Request: Answer with the number of lines in the listing below that contain the word "this", and nothing else.

--- Begin Working data ---

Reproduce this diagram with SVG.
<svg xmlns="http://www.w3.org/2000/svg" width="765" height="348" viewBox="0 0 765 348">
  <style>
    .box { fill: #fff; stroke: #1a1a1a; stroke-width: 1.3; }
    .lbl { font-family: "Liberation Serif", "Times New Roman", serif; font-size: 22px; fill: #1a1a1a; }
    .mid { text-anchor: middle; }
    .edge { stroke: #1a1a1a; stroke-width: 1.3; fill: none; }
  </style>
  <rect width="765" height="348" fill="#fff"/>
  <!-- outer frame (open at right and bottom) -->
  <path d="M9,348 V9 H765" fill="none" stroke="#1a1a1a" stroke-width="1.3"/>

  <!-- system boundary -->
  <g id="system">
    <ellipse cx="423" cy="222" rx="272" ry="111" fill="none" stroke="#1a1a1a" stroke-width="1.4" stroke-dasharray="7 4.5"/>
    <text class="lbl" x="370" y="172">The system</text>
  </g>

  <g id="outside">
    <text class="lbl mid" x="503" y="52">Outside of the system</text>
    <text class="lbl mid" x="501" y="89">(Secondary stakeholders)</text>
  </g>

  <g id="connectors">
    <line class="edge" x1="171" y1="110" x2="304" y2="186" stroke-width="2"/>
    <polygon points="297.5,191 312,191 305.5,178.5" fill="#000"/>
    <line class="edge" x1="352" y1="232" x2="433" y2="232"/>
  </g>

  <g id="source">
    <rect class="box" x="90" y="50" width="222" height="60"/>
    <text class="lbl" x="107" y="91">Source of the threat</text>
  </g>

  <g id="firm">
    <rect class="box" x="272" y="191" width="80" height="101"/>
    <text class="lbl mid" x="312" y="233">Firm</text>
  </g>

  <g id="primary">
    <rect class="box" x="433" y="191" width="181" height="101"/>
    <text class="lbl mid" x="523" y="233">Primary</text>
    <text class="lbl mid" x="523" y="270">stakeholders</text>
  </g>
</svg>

--- End Working data ---
--- Begin Working data ---

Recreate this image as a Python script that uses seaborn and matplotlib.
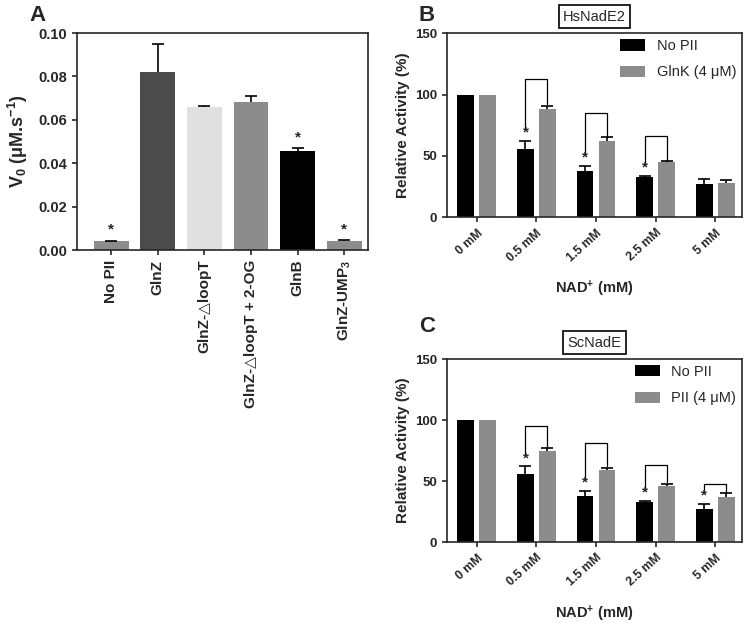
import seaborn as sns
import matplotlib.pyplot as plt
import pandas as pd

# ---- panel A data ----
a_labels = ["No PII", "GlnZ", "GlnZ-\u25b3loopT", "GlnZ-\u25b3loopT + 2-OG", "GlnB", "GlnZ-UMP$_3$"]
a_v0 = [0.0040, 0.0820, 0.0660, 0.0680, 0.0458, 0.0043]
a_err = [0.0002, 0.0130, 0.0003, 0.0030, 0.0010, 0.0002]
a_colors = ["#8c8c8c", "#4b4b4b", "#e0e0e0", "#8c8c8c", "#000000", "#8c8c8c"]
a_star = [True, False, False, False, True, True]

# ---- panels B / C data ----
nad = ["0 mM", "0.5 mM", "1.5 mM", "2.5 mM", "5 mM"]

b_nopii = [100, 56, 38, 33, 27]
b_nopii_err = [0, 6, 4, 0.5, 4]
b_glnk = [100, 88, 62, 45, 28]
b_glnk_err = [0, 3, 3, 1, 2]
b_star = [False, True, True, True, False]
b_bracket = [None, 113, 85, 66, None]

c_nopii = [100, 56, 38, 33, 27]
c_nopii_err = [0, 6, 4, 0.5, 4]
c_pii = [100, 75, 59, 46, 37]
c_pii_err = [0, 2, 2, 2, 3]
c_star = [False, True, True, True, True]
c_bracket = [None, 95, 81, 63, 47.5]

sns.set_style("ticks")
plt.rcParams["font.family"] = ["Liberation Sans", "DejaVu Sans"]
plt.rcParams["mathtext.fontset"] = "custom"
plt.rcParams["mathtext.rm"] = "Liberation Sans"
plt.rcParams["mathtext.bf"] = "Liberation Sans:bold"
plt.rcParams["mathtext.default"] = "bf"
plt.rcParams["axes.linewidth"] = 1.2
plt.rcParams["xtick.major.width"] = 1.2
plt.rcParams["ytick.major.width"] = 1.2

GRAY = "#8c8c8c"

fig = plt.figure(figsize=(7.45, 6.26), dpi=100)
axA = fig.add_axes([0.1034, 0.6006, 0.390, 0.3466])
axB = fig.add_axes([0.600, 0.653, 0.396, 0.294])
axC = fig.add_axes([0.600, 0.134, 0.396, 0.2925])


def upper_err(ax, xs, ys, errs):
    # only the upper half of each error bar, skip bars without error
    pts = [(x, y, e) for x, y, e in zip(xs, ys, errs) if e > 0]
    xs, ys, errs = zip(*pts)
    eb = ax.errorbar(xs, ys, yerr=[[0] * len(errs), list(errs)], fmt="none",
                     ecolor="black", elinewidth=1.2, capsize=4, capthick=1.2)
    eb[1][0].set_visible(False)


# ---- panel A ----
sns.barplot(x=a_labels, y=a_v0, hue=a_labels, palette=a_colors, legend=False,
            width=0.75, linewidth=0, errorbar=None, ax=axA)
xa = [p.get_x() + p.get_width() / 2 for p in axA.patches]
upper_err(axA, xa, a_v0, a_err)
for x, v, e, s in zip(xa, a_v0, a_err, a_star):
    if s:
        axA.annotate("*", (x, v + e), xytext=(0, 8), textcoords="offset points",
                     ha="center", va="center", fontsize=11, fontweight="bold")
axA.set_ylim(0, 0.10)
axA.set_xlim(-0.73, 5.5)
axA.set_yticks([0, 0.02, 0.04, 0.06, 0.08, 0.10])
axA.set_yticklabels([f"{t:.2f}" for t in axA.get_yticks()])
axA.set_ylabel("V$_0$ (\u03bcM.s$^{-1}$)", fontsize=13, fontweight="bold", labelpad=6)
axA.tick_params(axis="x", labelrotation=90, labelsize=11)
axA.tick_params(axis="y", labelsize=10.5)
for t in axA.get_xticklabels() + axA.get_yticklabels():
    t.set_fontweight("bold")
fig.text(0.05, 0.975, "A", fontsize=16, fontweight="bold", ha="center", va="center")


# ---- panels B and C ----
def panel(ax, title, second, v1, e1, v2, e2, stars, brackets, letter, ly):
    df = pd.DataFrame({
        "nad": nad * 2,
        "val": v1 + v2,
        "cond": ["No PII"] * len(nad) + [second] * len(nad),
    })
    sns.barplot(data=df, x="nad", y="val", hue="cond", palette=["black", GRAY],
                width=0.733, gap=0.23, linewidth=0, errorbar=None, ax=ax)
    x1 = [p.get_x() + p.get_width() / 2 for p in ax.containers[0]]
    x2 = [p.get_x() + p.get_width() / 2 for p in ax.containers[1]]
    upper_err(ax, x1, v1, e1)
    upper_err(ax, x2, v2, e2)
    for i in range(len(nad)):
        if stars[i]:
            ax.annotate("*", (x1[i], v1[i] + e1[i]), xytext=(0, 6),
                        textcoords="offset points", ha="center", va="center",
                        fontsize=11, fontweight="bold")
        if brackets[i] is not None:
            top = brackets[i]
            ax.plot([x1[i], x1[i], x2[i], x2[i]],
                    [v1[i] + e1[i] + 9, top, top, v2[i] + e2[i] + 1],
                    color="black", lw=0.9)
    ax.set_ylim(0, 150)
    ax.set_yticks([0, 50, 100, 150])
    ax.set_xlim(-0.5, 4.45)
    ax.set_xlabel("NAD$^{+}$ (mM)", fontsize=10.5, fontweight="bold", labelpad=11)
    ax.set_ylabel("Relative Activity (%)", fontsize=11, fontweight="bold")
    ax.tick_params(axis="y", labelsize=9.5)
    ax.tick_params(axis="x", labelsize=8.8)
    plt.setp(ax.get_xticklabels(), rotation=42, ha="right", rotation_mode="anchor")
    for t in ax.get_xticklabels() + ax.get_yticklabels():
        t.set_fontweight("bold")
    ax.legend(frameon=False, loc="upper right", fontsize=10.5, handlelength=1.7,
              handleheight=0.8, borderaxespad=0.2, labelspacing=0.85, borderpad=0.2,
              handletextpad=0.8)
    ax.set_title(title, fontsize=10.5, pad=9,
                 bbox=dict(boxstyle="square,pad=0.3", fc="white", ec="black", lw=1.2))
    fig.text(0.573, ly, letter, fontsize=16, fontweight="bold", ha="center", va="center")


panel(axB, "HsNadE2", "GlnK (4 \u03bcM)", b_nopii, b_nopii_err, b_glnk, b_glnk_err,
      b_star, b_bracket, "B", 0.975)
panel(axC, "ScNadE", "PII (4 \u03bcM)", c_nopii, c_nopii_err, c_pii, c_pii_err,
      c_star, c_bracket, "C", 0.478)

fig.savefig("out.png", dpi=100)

--- End Working data ---
--- Begin Working data ---

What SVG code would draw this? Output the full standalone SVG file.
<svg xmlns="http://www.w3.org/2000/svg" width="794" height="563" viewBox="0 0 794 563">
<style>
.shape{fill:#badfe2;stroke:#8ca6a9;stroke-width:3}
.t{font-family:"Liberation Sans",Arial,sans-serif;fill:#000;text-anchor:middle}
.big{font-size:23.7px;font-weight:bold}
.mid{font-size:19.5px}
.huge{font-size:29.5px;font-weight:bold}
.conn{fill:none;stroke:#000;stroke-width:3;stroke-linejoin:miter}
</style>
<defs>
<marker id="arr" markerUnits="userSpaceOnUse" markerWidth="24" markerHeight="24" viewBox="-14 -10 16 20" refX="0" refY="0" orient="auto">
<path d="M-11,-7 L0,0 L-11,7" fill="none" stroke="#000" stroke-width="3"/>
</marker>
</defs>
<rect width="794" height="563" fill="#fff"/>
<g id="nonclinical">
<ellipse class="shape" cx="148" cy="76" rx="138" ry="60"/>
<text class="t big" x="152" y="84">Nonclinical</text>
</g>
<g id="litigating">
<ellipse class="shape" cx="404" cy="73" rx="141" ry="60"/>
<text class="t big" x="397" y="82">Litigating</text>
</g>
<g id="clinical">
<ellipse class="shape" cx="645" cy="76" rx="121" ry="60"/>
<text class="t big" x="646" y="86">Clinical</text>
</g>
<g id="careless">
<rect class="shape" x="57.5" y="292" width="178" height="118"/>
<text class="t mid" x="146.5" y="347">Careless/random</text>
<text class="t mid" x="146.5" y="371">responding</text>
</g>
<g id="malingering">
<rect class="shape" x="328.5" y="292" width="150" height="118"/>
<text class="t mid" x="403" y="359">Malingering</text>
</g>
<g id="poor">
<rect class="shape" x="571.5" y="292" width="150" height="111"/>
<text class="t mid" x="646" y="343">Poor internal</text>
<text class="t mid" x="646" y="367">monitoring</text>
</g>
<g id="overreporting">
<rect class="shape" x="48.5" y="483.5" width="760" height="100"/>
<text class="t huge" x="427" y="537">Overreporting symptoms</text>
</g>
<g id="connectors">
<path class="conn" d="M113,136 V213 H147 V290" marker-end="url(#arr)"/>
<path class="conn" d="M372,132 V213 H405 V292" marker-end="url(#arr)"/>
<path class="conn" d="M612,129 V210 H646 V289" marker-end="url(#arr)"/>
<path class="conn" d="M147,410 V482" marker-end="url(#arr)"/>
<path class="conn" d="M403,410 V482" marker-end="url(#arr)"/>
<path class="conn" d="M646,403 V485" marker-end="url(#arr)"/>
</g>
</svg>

--- End Working data ---

Result: 3